Écrit par : Robin Daniel | 29 janvier 2017

Sur la première Lola , Surtees aurait dû en prendre le volant à Indy, mais son grave accident de canam l'en a empêché... Hill en hérita et remporta les 500 miles

Écrit par : Hawotte | 29 janvier 2017

La F1 de John Surtess en 1968, ce n'était pas la Lol'Honda .

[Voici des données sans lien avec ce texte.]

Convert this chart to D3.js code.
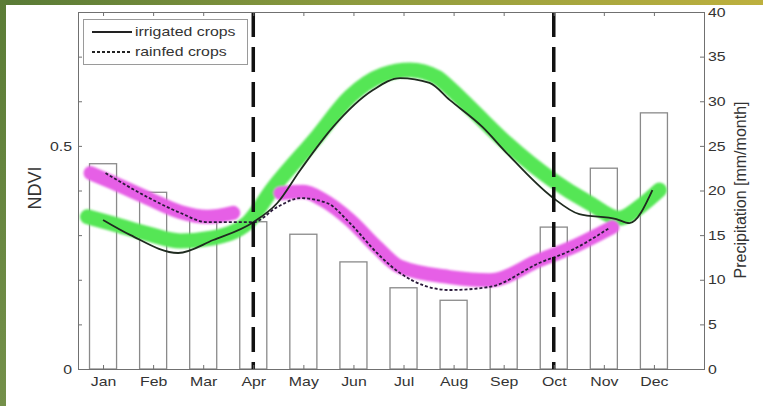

Écrit par : Bruno | 29 janvier 2017

Hondola de mémoire ;-)

Écrit par : Marc Ostermann | 29 janvier 2017

Bruno, la RA301 aurait bien été développée chez Lola Cars, elle porte chez eux la référence T180, mais c'est bien sa grande sœur que les journalistes avaient surnommée "Hondola".
cf. l'excellent site, http://www.lolaheritage.co.uk/history/type.htm

Écrit par : RMs | 29 janvier 2017

Peut-être que le succès de la Ferrari D50 ex Lancia était dû aux amères déceptions éprouvées avec la 555 Super Squalo à la tenue de route aléatoire - voire erratique - et que la D50, enfin au point, a remplacée très efficacement...

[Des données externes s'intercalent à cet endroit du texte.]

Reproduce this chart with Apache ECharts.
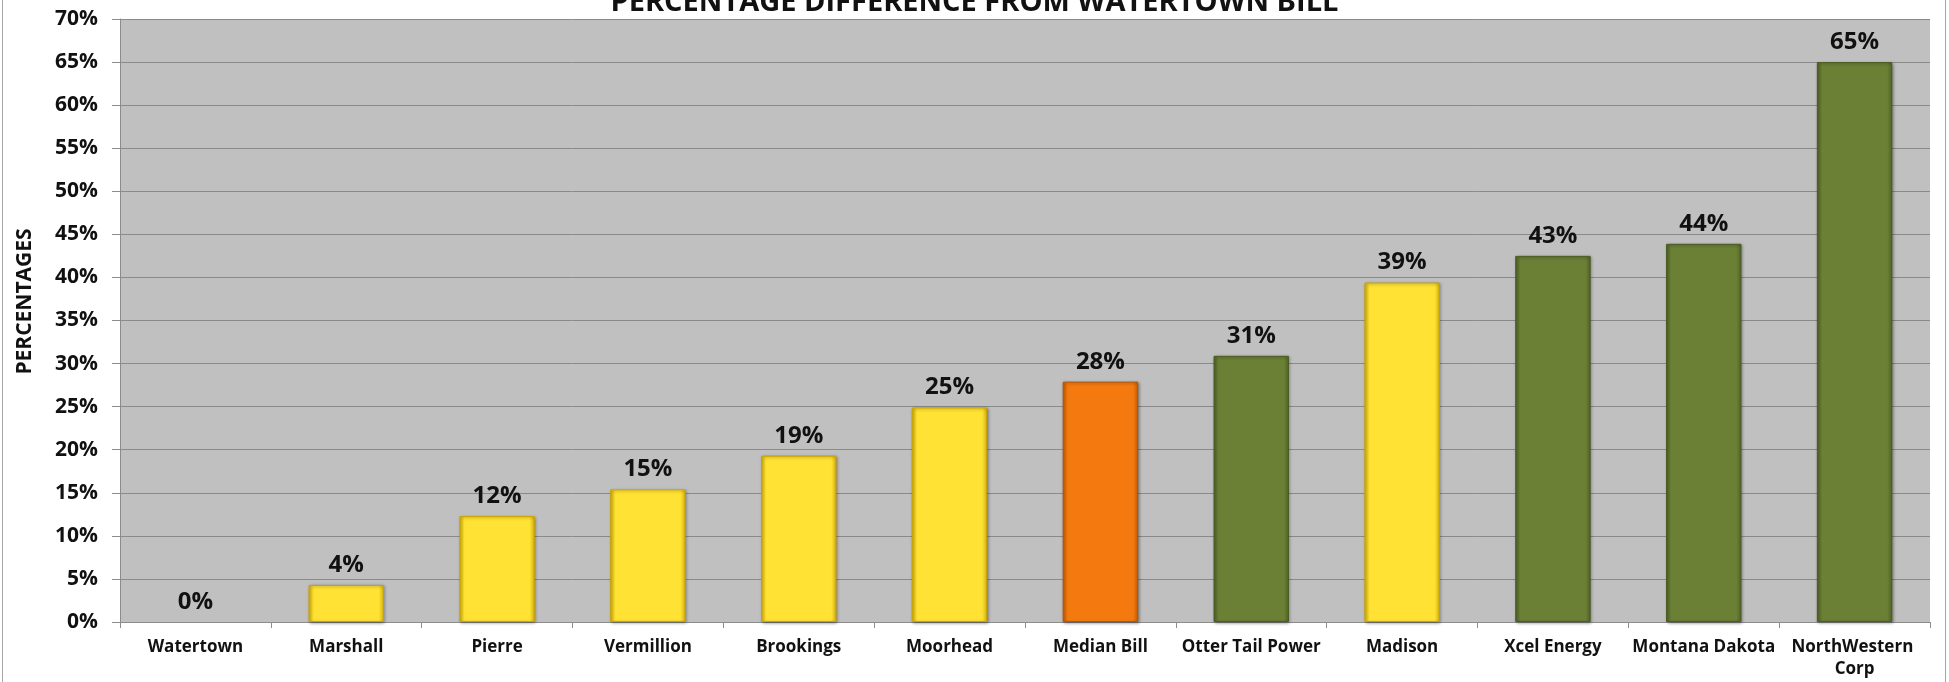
<!DOCTYPE html>
<html><head><meta charset="utf-8">
<script src="https://cdn.jsdelivr.net/npm/echarts@6/dist/echarts.min.js"></script>
<style>html,body{margin:0;padding:0;background:#fff}#c{width:1949px;height:682px}</style>
</head><body><div id="c"></div>
<script>
const categories = ['Watertown','Marshall','Pierre','Vermillion','Brookings','Moorhead','Median Bill','Otter Tail Power','Madison','Xcel Energy','Montana Dakota','NorthWestern Corp'];
const values = [0, 4.3, 12.3, 15.4, 19.3, 24.9, 27.9, 30.9, 39.4, 42.5, 43.9, 65.0];
const groups = ['city','city','city','city','city','city','median','utility','city','utility','utility','utility'];
const yMin = 0, yMax = 70, yStep = 5;
const titleText = 'PERCENTAGE DIFFERENCE FROM WATERTOWN BILL';
const yName = 'PERCENTAGES';

const palette = {
  city:    {edge:'#D8B40A', main:'#FFE233', border:'#C9A400'},
  median:  {edge:'#CC5E00', main:'#F47A10', border:'#B85400'},
  utility: {edge:'#526628', main:'#6B7F35', border:'#4A5C22'}
};
function fill(g){
  const p = palette[g];
  return new echarts.graphic.LinearGradient(0,0,1,0,[
    {offset:0,color:p.edge},{offset:0.07,color:p.main},
    {offset:0.93,color:p.main},{offset:1,color:p.edge}]);
}
const FONT = '"Open Sans"';
const chart = echarts.init(document.getElementById('c'), null, {renderer:'canvas'});
chart.setOption({
  animation:false,
  backgroundColor:'#fff',
  title:{text:titleText,left:'center',top:-17,
    textStyle:{fontFamily:FONT,fontWeight:'bold',fontSize:29,color:'#111'}},
  graphic:[{type:'rect',shape:{x:2.5,y:-10,width:1943,height:710},
    style:{fill:'none',stroke:'#A6A6A6',lineWidth:1},silent:true,z:-1}],
  grid:{left:120,right:19,top:19,bottom:60,show:true,backgroundColor:'#C0C0C0',borderWidth:0},
  xAxis:{type:'category',data:categories,
    axisLine:{lineStyle:{color:'#8C8C8C',width:1}},
    axisTick:{show:true,alignWithLabel:false,length:6,lineStyle:{color:'#8C8C8C'}},
    axisLabel:{interval:0,margin:14,fontFamily:FONT,fontWeight:'bold',fontSize:17,color:'#111',
      width:146,overflow:'break',lineHeight:22}},
  yAxis:{type:'value',min:yMin,max:yMax,interval:yStep,
    name:yName,nameLocation:'middle',nameGap:84,
    nameTextStyle:{fontFamily:FONT,fontWeight:'bold',fontSize:21,color:'#111',padding:[0,0,0,38]},
    axisLine:{show:true,lineStyle:{color:'#8C8C8C'}},
    axisTick:{show:true,length:8,lineStyle:{color:'#8C8C8C'}},
    splitLine:{show:true,lineStyle:{color:'#8A8A8A',width:1}},
    axisLabel:{formatter:'{value}%',margin:22,fontFamily:FONT,fontWeight:'bold',fontSize:21,color:'#111'}},
  series:[{type:'bar',barWidth:'50%',
    data:values.map((v,i)=>({value:v,itemStyle:v>0?{color:fill(groups[i]),
      borderColor:palette[groups[i]].border,borderWidth:1,
      shadowColor:'rgba(0,0,0,0.35)',shadowBlur:3,shadowOffsetX:1,shadowOffsetY:1}
      :{color:'rgba(0,0,0,0)',borderWidth:0}})),
    label:{show:true,position:'top',distance:8,formatter:p=>Math.round(p.value)+'%',
      fontFamily:FONT,fontWeight:'bold',fontSize:24,color:'#111'}}]
});
</script></body></html>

Écrit par : Raymond Jacques | 29 janvier 2017

Sujet original et excellent article comme toujours. Contrairement à la RA300, j'ignorais la similitude entre la RA301 et la lola T150.
C'est vrai qu'aujourd'hui, soufflerie (et manque de prise de risque ?) rend les F1 (et protos) tristement similaires.